Asked to comment on Mr. Jones‘ remarks, Mr. Catania’s office responded in an email: “That kind of hateful language has no place in public discourse. It is all the more abhorrent and harmful coming from the director of a non-profit that received public funds.”
WOL General Manager Chris Wegmann, program director Ron Thompson and Mr. Jones did not return calls for comment.
The attorney general’s complaint, filed in D.C. Superior Court, seeks $1 million in damages and accuses Mr. Jones and Miracle Hands of unjust enrichment and submitting false expenditure reports in violation of the District’s False Claims Act. It said Mr. Jones improperly diverted $329,000 in funds distributed by the D.C. HIV/AIDS Administration for renovations at a warehouse in Northeast that now houses the Stadium Club, a “premier gentleman’s club.”

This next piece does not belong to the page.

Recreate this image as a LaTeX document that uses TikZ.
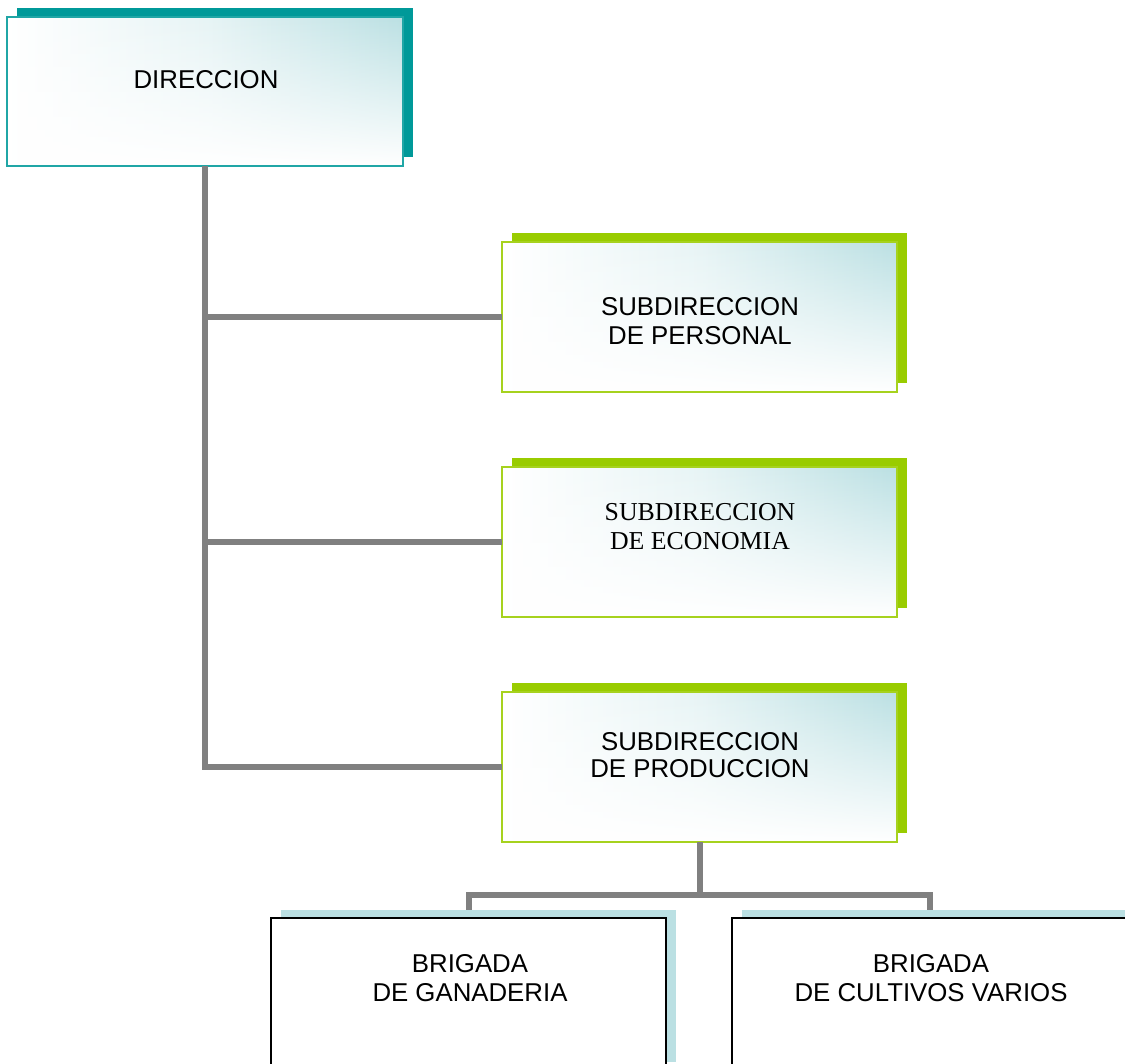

Yet the conversion did not occur and the job-training facility has never opened, the complaint says.
City financial records show that Miracle Hands received more than $5.8 million in D.C. funds from 2000 through February.
Calls to the HIV/AIDS Administration and the Department of Health, which provided more than $90,000 to Miracle Hands this year, were not returned.
In January, The Washington Times reported that the Stadium Club operates with a liquor license reserved in 2007 for a blighted warehouse property at 2127 Queens Chapel Road, which Mr. Jones owned at the time and used as the Miracle Hands office. By 2009, he had leased the property to a pair of businessmen who were purchasing the liquor license and planning to open a strip club there.
But as plans for the club came together, Mr. Jones, a convicted drug trafficker immortalized in the Black Entertainment Television series “American Gangster,” and Miracle Hands also were receiving the HIV/AIDS grants for renovation work at the same location, the attorney general’s office said.
Mr. Jones sold the property for $2.7 million in 2010, according to D.C. property records. The Stadium Club opened that same year.
In April, The Times reported that the FBI and the D.C. Inspector General’s Office had requested documentation about Miracle Hands from the HIV/AIDS Administration. Neither agency would confirm or deny the existence of a criminal investigation.
The attorney general’s action last week prompted Mayor Vincent C. Gray to publicly deny that Mr. Jones campaigned for him last year, as reported in The Times.
But the complaint does not seem to have bothered Mr. Jones, who joked about the attorney general’s complaint on the air: “Ooh, we’re all in hot water now.”